• What you are asked to do: Copy every record exactly, and keep the pictures out.

• Records from a dataset:
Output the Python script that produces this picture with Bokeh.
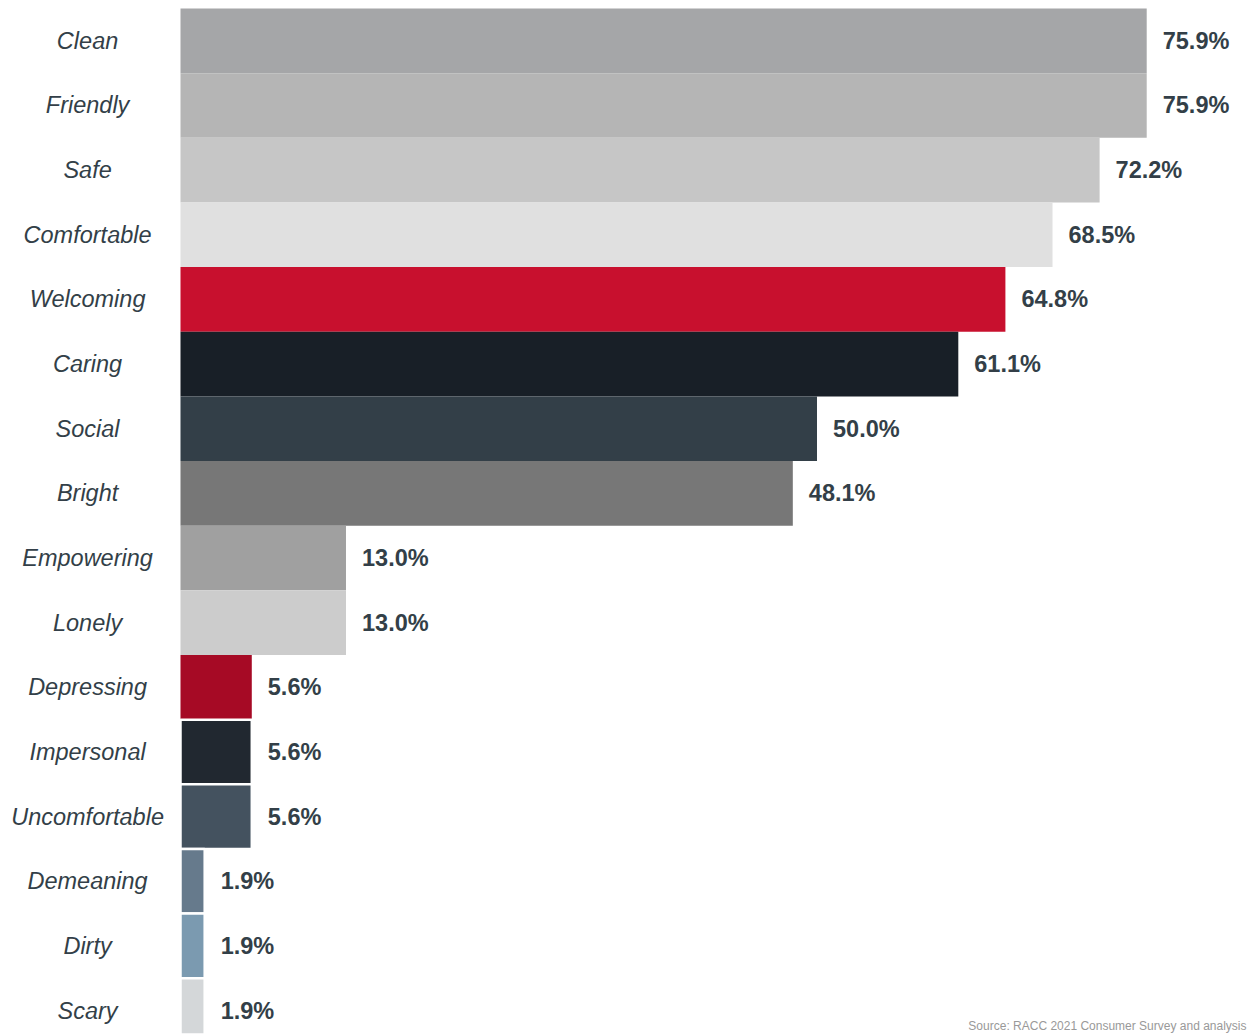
from bokeh.plotting import figure
from bokeh.models import ColumnDataSource, Range1d, Label
from bokeh.core.properties import value
from bokeh.embed import file_html
from bokeh.resources import INLINE

categories = ["Clean", "Friendly", "Safe", "Comfortable", "Welcoming", "Caring", "Social",
              "Bright", "Empowering", "Lonely", "Depressing", "Impersonal", "Uncomfortable",
              "Demeaning", "Dirty", "Scary"]
percent = [75.9, 75.9, 72.2, 68.5, 64.8, 61.1, 50.0, 48.1, 13.0, 13.0, 5.6, 5.6, 5.6, 1.9, 1.9, 1.9]
colors = ["#A5A6A8", "#B5B5B5", "#C6C6C6", "#E0E0E0", "#C8102E", "#181F27", "#333F48",
          "#777777", "#A0A0A0", "#CCCCCC", "#A60A25", "#212830", "#44525F",
          "#667A8C", "#7B9AB0", "#D4D7D9"]
outlined = [0, 0, 0, 0, 0, 0, 0, 0, 0, 0, 0, 1, 1, 1, 1, 1]
source_note = "Source: RACC 2021 Consumer Survey and analysis"

src = ColumnDataSource(dict(
    cat=categories,
    y=list(range(len(categories))),
    v=percent,
    color=colors,
    la=[float(o) for o in outlined],
    txt=[f"{v:.1f}%" for v in percent],
    lx=[-7.3] * len(categories),
))

W, H = 1249, 1034
px_per_unit = 12.73
row_px = 64.65
x0 = -180 / px_per_unit
y_top = -0.5 - 8 / row_px
p = figure(width=W, height=H, output_backend="svg", toolbar_location=None,
           x_range=Range1d(x0, x0 + W / px_per_unit),
           y_range=Range1d(y_top + H / row_px, y_top),
           x_axis_location=None, y_axis_location=None, min_border=0)
p.grid.visible = False
p.outline_line_color = None
p.background_fill_color = "white"

p.hbar(y="y", left=0, right="v", height=1.0, source=src, fill_color="color",
       line_color="white", line_width=2.5, line_alpha="la")

p.text(x="lx", y="y", text="cat", source=src, text_align="center", text_baseline="middle",
       text_font=value("Liberation Sans"), text_font_style="italic",
       text_font_size="23.5px", text_color="#333F48")

p.text(x="v", y="y", text="txt", source=src, x_offset=16, text_align="left",
       text_baseline="middle", text_font=value("Liberation Sans"), text_font_style="bold",
       text_font_size="23.5px", text_color="#333F48")

p.add_layout(Label(x=W - 3, y=2, x_units="screen", y_units="screen", text=source_note,
                   text_align="right", text_baseline="bottom", text_font="Liberation Sans",
                   text_font_size="12px", text_color="#999999",
                   background_fill_color="white", background_fill_alpha=0.85))

open("out.html", "w").write(file_html(p, INLINE))
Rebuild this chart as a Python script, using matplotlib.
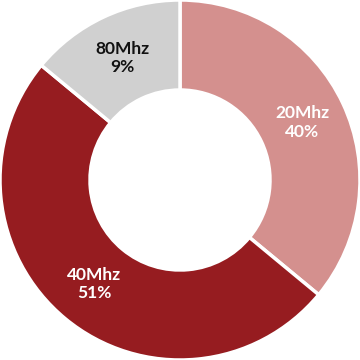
import matplotlib
matplotlib.use("Agg")
import matplotlib.pyplot as plt
import numpy as np

# slice sizes as drawn (degrees of the ring), labels as printed on the chart
names = ["20Mhz", "40Mhz", "80Mhz"]
sizes = [36, 50, 14]
pct_labels = ["40%", "51%", "9%"]
colors = ["#D4908E", "#961C20", "#D0D0D0"]
text_colors = ["white", "white", "#111111"]

fig = plt.figure(figsize=(3.6, 3.6), dpi=100)
ax = fig.add_axes([0, 0, 1, 1])

wedges, _ = ax.pie(sizes, colors=colors, startangle=90, counterclock=False,
                   radius=1.0,
                   wedgeprops=dict(width=0.5, edgecolor="white", linewidth=2.5))

for w, n, p, tc in zip(wedges, names, pct_labels, text_colors):
    mid = np.deg2rad((w.theta1 + w.theta2) / 2)
    r = 0.75
    ax.text(r * np.cos(mid), r * np.sin(mid), n + "\n" + p, ha="center", va="center",
            color=tc, fontsize=12.5, fontweight="bold", family=["Lato", "DejaVu Sans"],
            linespacing=1.2)

ax.set_xlim(-1, 1)
ax.set_ylim(-1, 1)
ax.set_aspect("equal")
ax.axis("off")
plt.savefig("out.png", dpi=100)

• Answer to this task:
Output the Python script that produces this picture with Bokeh.
from bokeh.plotting import figure
from bokeh.models import ColumnDataSource, Range1d, Label
from bokeh.core.properties import value
from bokeh.embed import file_html
from bokeh.resources import INLINE

categories = ["Clean", "Friendly", "Safe", "Comfortable", "Welcoming", "Caring", "Social",
              "Bright", "Empowering", "Lonely", "Depressing", "Impersonal", "Uncomfortable",
              "Demeaning", "Dirty", "Scary"]
percent = [75.9, 75.9, 72.2, 68.5, 64.8, 61.1, 50.0, 48.1, 13.0, 13.0, 5.6, 5.6, 5.6, 1.9, 1.9, 1.9]
colors = ["#A5A6A8", "#B5B5B5", "#C6C6C6", "#E0E0E0", "#C8102E", "#181F27", "#333F48",
          "#777777", "#A0A0A0", "#CCCCCC", "#A60A25", "#212830", "#44525F",
          "#667A8C", "#7B9AB0", "#D4D7D9"]
outlined = [0, 0, 0, 0, 0, 0, 0, 0, 0, 0, 0, 1, 1, 1, 1, 1]
source_note = "Source: RACC 2021 Consumer Survey and analysis"

src = ColumnDataSource(dict(
    cat=categories,
    y=list(range(len(categories))),
    v=percent,
    color=colors,
    la=[float(o) for o in outlined],
    txt=[f"{v:.1f}%" for v in percent],
    lx=[-7.3] * len(categories),
))

W, H = 1249, 1034
px_per_unit = 12.73
row_px = 64.65
x0 = -180 / px_per_unit
y_top = -0.5 - 8 / row_px
p = figure(width=W, height=H, output_backend="svg", toolbar_location=None,
           x_range=Range1d(x0, x0 + W / px_per_unit),
           y_range=Range1d(y_top + H / row_px, y_top),
           x_axis_location=None, y_axis_location=None, min_border=0)
p.grid.visible = False
p.outline_line_color = None
p.background_fill_color = "white"

p.hbar(y="y", left=0, right="v", height=1.0, source=src, fill_color="color",
       line_color="white", line_width=2.5, line_alpha="la")

p.text(x="lx", y="y", text="cat", source=src, text_align="center", text_baseline="middle",
       text_font=value("Liberation Sans"), text_font_style="italic",
       text_font_size="23.5px", text_color="#333F48")

p.text(x="v", y="y", text="txt", source=src, x_offset=16, text_align="left",
       text_baseline="middle", text_font=value("Liberation Sans"), text_font_style="bold",
       text_font_size="23.5px", text_color="#333F48")

p.add_layout(Label(x=W - 3, y=2, x_units="screen", y_units="screen", text=source_note,
                   text_align="right", text_baseline="bottom", text_font="Liberation Sans",
                   text_font_size="12px", text_color="#999999",
                   background_fill_color="white", background_fill_alpha=0.85))

open("out.html", "w").write(file_html(p, INLINE))
Rebuild this chart as a Python script, using matplotlib.
import matplotlib
matplotlib.use("Agg")
import matplotlib.pyplot as plt
import numpy as np

# slice sizes as drawn (degrees of the ring), labels as printed on the chart
names = ["20Mhz", "40Mhz", "80Mhz"]
sizes = [36, 50, 14]
pct_labels = ["40%", "51%", "9%"]
colors = ["#D4908E", "#961C20", "#D0D0D0"]
text_colors = ["white", "white", "#111111"]

fig = plt.figure(figsize=(3.6, 3.6), dpi=100)
ax = fig.add_axes([0, 0, 1, 1])

wedges, _ = ax.pie(sizes, colors=colors, startangle=90, counterclock=False,
                   radius=1.0,
                   wedgeprops=dict(width=0.5, edgecolor="white", linewidth=2.5))

for w, n, p, tc in zip(wedges, names, pct_labels, text_colors):
    mid = np.deg2rad((w.theta1 + w.theta2) / 2)
    r = 0.75
    ax.text(r * np.cos(mid), r * np.sin(mid), n + "\n" + p, ha="center", va="center",
            color=tc, fontsize=12.5, fontweight="bold", family=["Lato", "DejaVu Sans"],
            linespacing=1.2)

ax.set_xlim(-1, 1)
ax.set_ylim(-1, 1)
ax.set_aspect("equal")
ax.axis("off")
plt.savefig("out.png", dpi=100)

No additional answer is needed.